CS2112: Exercises + Answers from $5 Using Yacc 2

* Modify the calculator in $4.1 to accept one or more expressions.

 . . .
 %start lines
 . . .
 lines	: line
 	| lines line
 	;
 . . .

* Design a grammar for boolean expressions, involving operators AND, OR and NOT, brackets ( and ), and operands TRUE, FALSE and C-like identifiers. An example of the sort of expression allowed is:

	a AND (B OR Abcd_99 AND NOT (FRED OR TRUE))
You can use any grammar notation you like initially.

There is no need to distinguish TRUE and FALSE from the other identifiers, although if we used a dictionary to contain identifiers we ought to preload TRUE and FALSE.

 exp : term | exp 'OR' term ;
 term : factor | term 'AND' factor ;
 factor : 'NOT' factor | '(' exp ')' | identifier ;
 identifier : [a-zA-Z_][0-9a-zA-z_]*

Split your grammar into the portions that should be dealt with by Lex and by Yacc, and write the corresponding Lex and Yacc programs.

I am omitting the obvious code that you should include at the beginning and end. The Yacc grammar uses explicit precedence & associativity rules, so it is not the same grammar as above, but it does illustrate another possibility.

Lex:

 . . .
 %%
 OR				{return or;}
 AND				{return and;}
 NOT				{return not;}
 [a-zA-Z_][0-9a-zA-z_]*	{return id;}
 [()]				{return yytext[0];}
 . . .

Yacc:

 . . .
 %token or and not id
 %left or
 %left and
 %right not
 %%
 exp : exp and exp
      | exp or exp
      | not exp
      | '(' exp ')'
      | id
     ;
 . . .

What is the parse tree you expect for the example expression above?

	 AND
	 /     \
	a     OR
	     /    \
	   B   AND
	       /       \
	 Abcd_99    NOT
	                   |
	                 OR
	                 /    \
	          FRED    TRUE

(confession: I gave the OR & AND operators surrounding Abcd_99 the wrong precedence the first time I did the tree.)

* Modify the Yacc part of the calculator in $4.6 to use "%left" etc.
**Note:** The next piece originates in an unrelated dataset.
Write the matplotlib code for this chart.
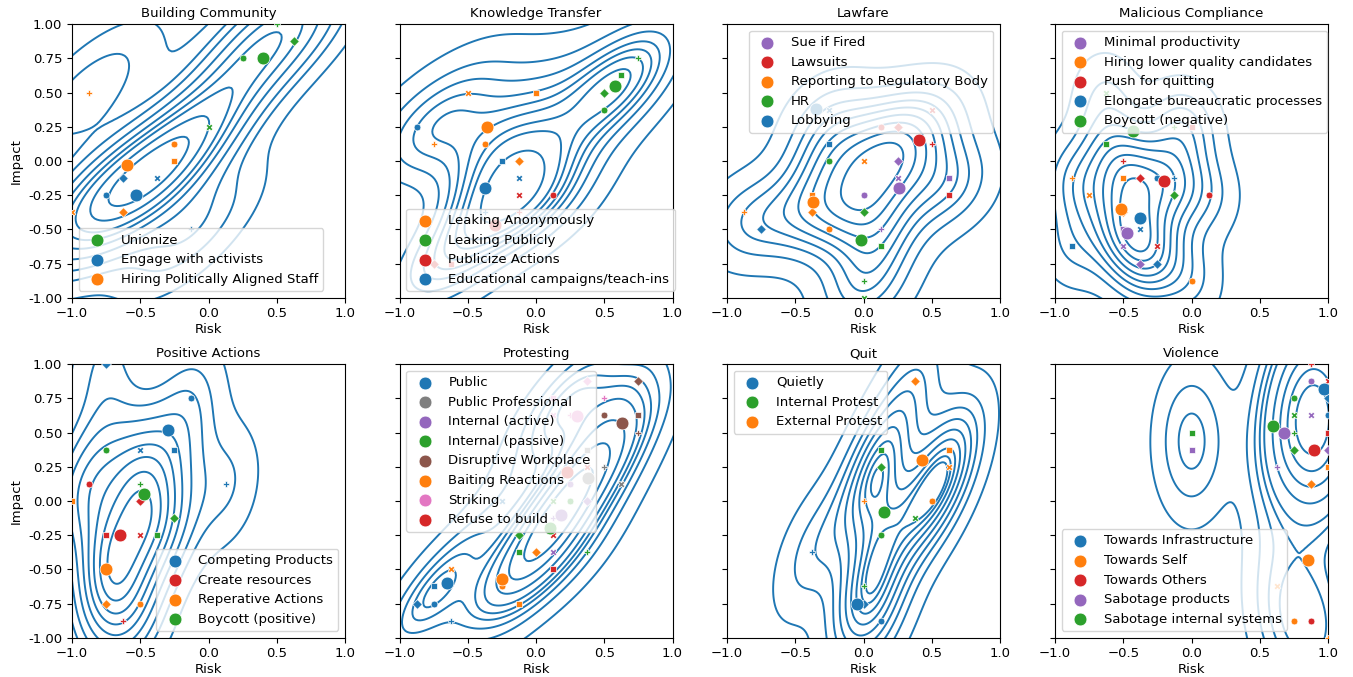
import matplotlib
matplotlib.use("Agg")
import matplotlib.pyplot as plt
import numpy as np
import seaborn as sns

plt.rcParams["font.size"] = 9.5

# ---- data: (category, marker code, risk, impact) for each response ----
# marker code: o circle, X cross, D diamond, P plus, s square
titles = ["Building Community", "Knowledge Transfer", "Lawfare", "Malicious Compliance",
          "Positive Actions", "Protesting", "Quit", "Violence"]

bc_cats = ["Unionize", "Engage with activists", "Hiring Politically Aligned Staff"]
bc_colors = ["C2", "C0", "C1"]
bc_means = [(0.40, 0.75), (-0.53, -0.25), (-0.60, -0.03)]
bc_points = [
    (0, "o", 0.25, 0.75), (0, "D", 0.625, 0.875), (0, "P", 0.5, 1.0), (0, "X", 0.0, 0.25),
    (2, "P", -0.875, 0.5), (2, "o", -0.25, 0.125), (2, "s", -0.25, 0.0), (2, "D", -0.625, -0.375),
    (2, "X", -1.0, -0.375),
    (1, "D", -0.625, -0.125), (1, "X", -0.375, -0.125), (1, "o", -0.75, -0.25), (1, "P", -0.125, -0.5),
]

kt_cats = ["Leaking Anonymously", "Leaking Publicly", "Publicize Actions", "Educational campaigns/teach-ins"]
kt_colors = ["C1", "C2", "C3", "C0"]
kt_means = [(-0.36, 0.25), (0.58, 0.55), (-0.30, -0.47), (-0.37, -0.20)]
kt_points = [
    (0, "X", -0.5, 0.5), (0, "s", 0.0, 0.5), (0, "o", -0.375, 0.125), (0, "P", -0.75, 0.125),
    (0, "D", -0.125, 0.0),
    (3, "o", -0.875, 0.25), (3, "s", -0.25, 0.0), (3, "X", -0.125, -0.125), (3, "P", -0.375, -0.375),
    (2, "X", -0.125, -0.25), (2, "o", 0.125, -0.25), (2, "P", -0.125, -0.375), (2, "D", -0.75, -0.75),
    (2, "s", -0.625, -0.75),
    (1, "o", 0.5, 0.375), (1, "D", 0.5, 0.5), (1, "s", 0.625, 0.625), (1, "P", 0.75, 0.75),
]

lw_cats = ["Sue if Fired", "Lawsuits", "Reporting to Regulatory Body", "HR", "Lobbying"]
lw_colors = ["C4", "C3", "C1", "C2", "C0"]
lw_means = [(0.26, -0.20), (0.41, 0.15), (-0.37, -0.30), (-0.02, -0.58), (-0.35, 0.38)]
lw_points = [
    (1, "o", 0.125, 0.25), (1, "D", 0.25, 0.25), (1, "X", 0.5, 0.375), (1, "P", 0.5, 0.125),
    (1, "s", 0.625, -0.25),
    (4, "X", -0.25, 0.375), (4, "s", -0.25, 0.125), (4, "D", -0.75, -0.5),
    (3, "o", -0.25, 0.0), (3, "D", 0.0, -0.375), (3, "s", 0.125, -0.625), (3, "P", 0.0, -0.875),
    (3, "X", 0.0, -1.0),
    (2, "X", 0.0, 0.0), (2, "s", -0.375, -0.25), (2, "D", -0.375, -0.375), (2, "P", -0.875, -0.375),
    (2, "o", -0.25, -0.5),
    (0, "D", 0.25, 0.0), (0, "X", 0.25, -0.125), (0, "o", 0.0, -0.25), (0, "s", 0.625, -0.125),
    (0, "P", 0.125, -0.5),
]

mc_cats = ["Minimal productivity", "Hiring lower quality candidates", "Push for quitting",
           "Elongate bureaucratic processes", "Boycott (negative)"]
mc_colors = ["C4", "C1", "C3", "C0", "C2"]
mc_means = [(-0.47, -0.53), (-0.52, -0.35), (-0.20, -0.15), (-0.38, -0.42), (-0.43, 0.22)]
mc_points = [
    (4, "X", -0.625, 0.5), (4, "P", -0.125, 0.25), (4, "s", -0.625, 0.125), (4, "D", -0.125, -0.25),
    (2, "s", 0.0, 0.25), (2, "P", -0.5, 0.0), (2, "D", -0.375, -0.125), (2, "o", 0.125, -0.25),
    (2, "X", -0.25, -0.625),
    (1, "P", -0.875, -0.125), (1, "s", -0.5, -0.125), (1, "X", -0.75, -0.25), (1, "D", -0.5, -0.375),
    (1, "o", 0.0, -0.875),
    (3, "o", -0.25, -0.125), (3, "P", -0.125, -0.125), (3, "X", -0.375, -0.5), (3, "s", -0.875, -0.625),
    (3, "D", -0.25, -0.75),
    (0, "s", -0.5, -0.5), (0, "X", -0.5, -0.625), (0, "D", -0.375, -0.75),
]

pa_cats = ["Competing Products", "Create resources", "Reperative Actions", "Boycott (positive)"]
pa_colors = ["C0", "C3", "C1", "C2"]
pa_means = [(-0.30, 0.52), (-0.65, -0.25), (-0.75, -0.50), (-0.47, 0.05)]
pa_points = [
    (0, "D", -0.75, 1.0), (0, "o", -0.125, 0.75), (0, "X", -0.5, 0.375), (0, "s", -0.25, 0.375),
    (0, "P", 0.125, 0.125),
    (3, "o", -0.75, 0.375), (3, "P", -0.5, 0.125), (3, "D", -0.25, -0.125), (3, "s", -0.375, -0.25),
    (1, "o", -0.875, 0.125), (1, "D", -0.5, 0.0), (1, "s", -0.75, -0.25), (1, "X", -0.5, -0.25),
    (1, "P", -0.625, -0.875),
    (2, "s", -1.0, 0.0), (2, "P", -0.75, -0.5), (2, "X", -0.75, -0.5), (2, "D", -0.75, -0.75),
    (2, "o", -0.5, -0.75),
]

pr_cats = ["Public", "Public Professional", "Internal (active)", "Internal (passive)",
           "Disruptive Workplace", "Baiting Reactions", "Striking", "Refuse to build"]
pr_colors = ["C0", "C7", "C4", "C2", "C5", "C1", "C6", "C3"]
pr_means = [(-0.65, -0.60), (0.38, 0.17), (0.18, -0.10), (0.10, -0.20),
            (0.63, 0.57), (-0.25, -0.57), (0.30, 0.62), (0.23, 0.21)]
pr_points = [
    (4, "D", 0.75, 0.875), (4, "o", 0.5, 0.625), (4, "s", 0.75, 0.625), (4, "P", 0.75, 0.5),
    (6, "D", 0.375, 0.875), (6, "P", 0.5, 0.75), (6, "X", 0.125, 0.625), (6, "P", 0.25, 0.625),
    (6, "s", 0.125, 0.75),
    (1, "s", 0.375, 0.375), (1, "P", 0.5, 0.25), (1, "X", 0.625, 0.125),
    (7, "X", 0.375, 0.25), (7, "X", 0.125, -0.25), (7, "s", 0.125, -0.5),
    (2, "o", 0.25, 0.125), (2, "D", 0.375, 0.0), (2, "P", 0.125, -0.125), (2, "X", 0.125, -0.375),
    (0, "X", -0.25, 0.0), (0, "s", -0.75, -0.625), (0, "D", -0.875, -0.75), (0, "o", -0.75, -0.75),
    (0, "P", -0.625, -0.875),
    (3, "X", 0.125, 0.0), (3, "o", 0.25, 0.0), (3, "D", -0.125, -0.25), (3, "s", -0.125, -0.375),
    (3, "P", 0.375, -0.375),
    (5, "D", 0.0, -0.375), (5, "X", -0.625, -0.5), (5, "P", -0.25, -0.625), (5, "o", -0.25, -0.625),
    (5, "s", -0.125, -0.75),
]

qu_cats = ["Quietly", "Internal Protest", "External Protest"]
qu_colors = ["C0", "C2", "C1"]
qu_means = [(-0.05, -0.75), (0.15, -0.08), (0.43, 0.30)]
qu_points = [
    (2, "D", 0.375, 0.875), (2, "s", 0.625, 0.375), (2, "X", 0.625, 0.25), (2, "P", 0.0, 0.0),
    (2, "o", 0.5, 0.0),
    (1, "s", 0.125, 0.375), (1, "D", 0.125, 0.25), (1, "X", 0.375, -0.125), (1, "o", 0.125, -0.25),
    (1, "P", 0.0, -0.625),
    (0, "P", -0.375, -0.375), (0, "D", 0.0, -0.75), (0, "o", 0.125, -0.875),
]

vi_cats = ["Towards Infrastructure", "Towards Self", "Towards Others", "Sabotage products",
           "Sabotage internal systems"]
vi_colors = ["C0", "C1", "C3", "C4", "C2"]
vi_means = [(0.97, 0.82), (0.85, -0.43), (0.90, 0.37), (0.68, 0.50), (0.60, 0.55)]
vi_points = [
    (2, "P", 0.875, 1.0), (2, "X", 1.0, 0.875), (2, "s", 1.0, 0.5), (2, "o", 0.875, -0.875),
    (3, "o", 0.875, 0.875), (3, "X", 0.875, 0.625), (3, "D", 1.0, 0.375), (3, "P", 0.625, 0.25),
    (3, "s", 0.0, 0.375),
    (0, "D", 1.0, 0.75), (0, "o", 1.0, 0.625),
    (4, "o", 0.75, 0.75), (4, "X", 0.75, 0.625), (4, "P", 0.75, 0.5), (4, "D", 0.75, 0.375),
    (4, "s", 0.0, 0.5),
    (1, "s", 1.0, 0.25), (1, "D", 0.875, 0.125), (1, "X", 0.625, -0.625), (1, "o", 0.75, -0.875),
    (1, "P", 1.0, -1.0),
]

panels = [
    (bc_cats, bc_colors, bc_means, bc_points, "lower left"),
    (kt_cats, kt_colors, kt_means, kt_points, "lower left"),
    (lw_cats, lw_colors, lw_means, lw_points, "upper right"),
    (mc_cats, mc_colors, mc_means, mc_points, "upper left"),
    (pa_cats, pa_colors, pa_means, pa_points, "lower right"),
    (pr_cats, pr_colors, pr_means, pr_points, "upper left"),
    (qu_cats, qu_colors, qu_means, qu_points, "upper left"),
    (vi_cats, vi_colors, vi_means, vi_points, "lower left"),
]

fig = plt.figure(figsize=(13.53, 6.77), dpi=100)
W, H = 1353.0, 677.0
lefts = [72, 399.5, 727, 1055]
bottoms = [297.7, 637.7]
aw, ah = 273.0, 273.5

for idx, (cats, colors, means, points, loc) in enumerate(panels):
    row, col = divmod(idx, 4)
    ax = fig.add_axes([lefts[col] / W, 1 - bottoms[row] / H, aw / W, ah / H])

    xs = np.array([p[2] for p in points])
    ys = np.array([p[3] for p in points])
    sns.kdeplot(x=xs, y=ys, ax=ax, color="C0", linewidths=1.4)

    for cat_i, mk, x, y in points:
        ax.scatter(x, y, s=24, marker=mk, color=colors[cat_i], edgecolor="white",
                   linewidth=0.5, zorder=3)
    for name, c, (mx, my) in zip(cats, colors, means):
        ax.scatter(mx, my, s=85, marker="o", color=c, edgecolor="white",
                   linewidth=0.5, zorder=3, label=name)

    ax.set_xlim(-1, 1)
    ax.set_ylim(-1, 1)
    ax.set_xticks([-1, -0.5, 0, 0.5, 1])
    ax.set_yticks(np.arange(-1, 1.01, 0.25))
    ax.set_title(titles[idx], fontsize=9.5, pad=5)
    ax.set_xlabel("Risk", labelpad=2)
    if col == 0:
        ax.set_ylabel("Impact")
        ax.set_yticklabels([f"{v:.2f}" for v in np.arange(-1, 1.01, 0.25)])
    else:
        ax.set_ylabel("")
        ax.set_yticklabels([])
    ax.legend(loc=loc, fontsize=9.5)

fig.savefig("out.png", dpi=100)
You will need to merge and modify the rules for "exp", "term" and "factor".

 %type <a_number> exp
 %left '+' '-'
 %left '*' '/'
 %%

 line	: exp '='		{printf ("result is %d\n", $1);}
 	;
 exp	: exp '+' exp	  	{$$ = $1 + $3;}
 	| exp '-' exp	 	{$$ = $1 - $3;}
 	| exp '*' exp	 	{$$ = $1 * $3;}
 	| exp '/' exp 		{$$ = $1 / $3;}
 	| number		{$$ = $1;}
 	| '(' exp ')'		{$$ = $2;}
 	;

See what happens when you alter the precedence and/or associativity of the operators in various ways.

e.g. try swapping the "%left" lines, or giving '+' and '-' different priorities, etc.

* Check your favourite compilers to see how they cope with simple syntax errors like missing or extra "{", "}", "," and ";" symbols. Is the error reported correctly, and is it located accurately? Are there any subsequent spurious error messages? How complicated a syntax error can it cope with sensibly?

e.g. deleting the ';' after the declaration of 'stack' in $3.1

gcc:

 a.c4: parse error before `static'
 a.c11: parse error before `1'
 a.c11: warning: data definition has no type or storage class

cc: (after modifying the function declarations to old C)

 "a.c", line 4: syntax error at or near word "static"
 "a.c", line 4: unknown size
 "a.c", line 11: syntax error at or near constant 1

I find the "syntax error" messages from the older compiler particularly irritating. Line 4 is the next line of code after the missing ';', so an error message there is understandable, but I don't know why the old compiler gives a second error there, or what the message means. Line 11 is "exit(1);" and I have no idea why the compilers think there is an error there, or what the messages mean.

e.g. changing the declaration of "sp" to "s" in the same code

gcc:

 a.c: In function `push':
 a.c:6: `sp' undeclared (first use this function)
 a.c:6: (Each undeclared identifier is reported only once
 a.c:6: for each function it appears in.)
 a.c: In function `pop':
 a.c:17: `sp' undeclared (first use this function)

cc:

 "a.c", line 6: sp undefined
 "a.c", line 17: sp undefined

So at least both compilers are trying to suppress multiple error messages from undeclared variables (there are 2 uses of "sp" in each routine).

+ Write Lex and Yacc code to recognise grammars written in BNF and/or EBNF, like the examples in $5.1. (i.e. write a grammar that describes grammars!)

There is an example Yacc program to recognise Yacc programs in appendix B (pp.25-26) of Johnson's paper. I have been playing off and on with programs to convert between BNF and EBNF. Feel free to chat to me about this.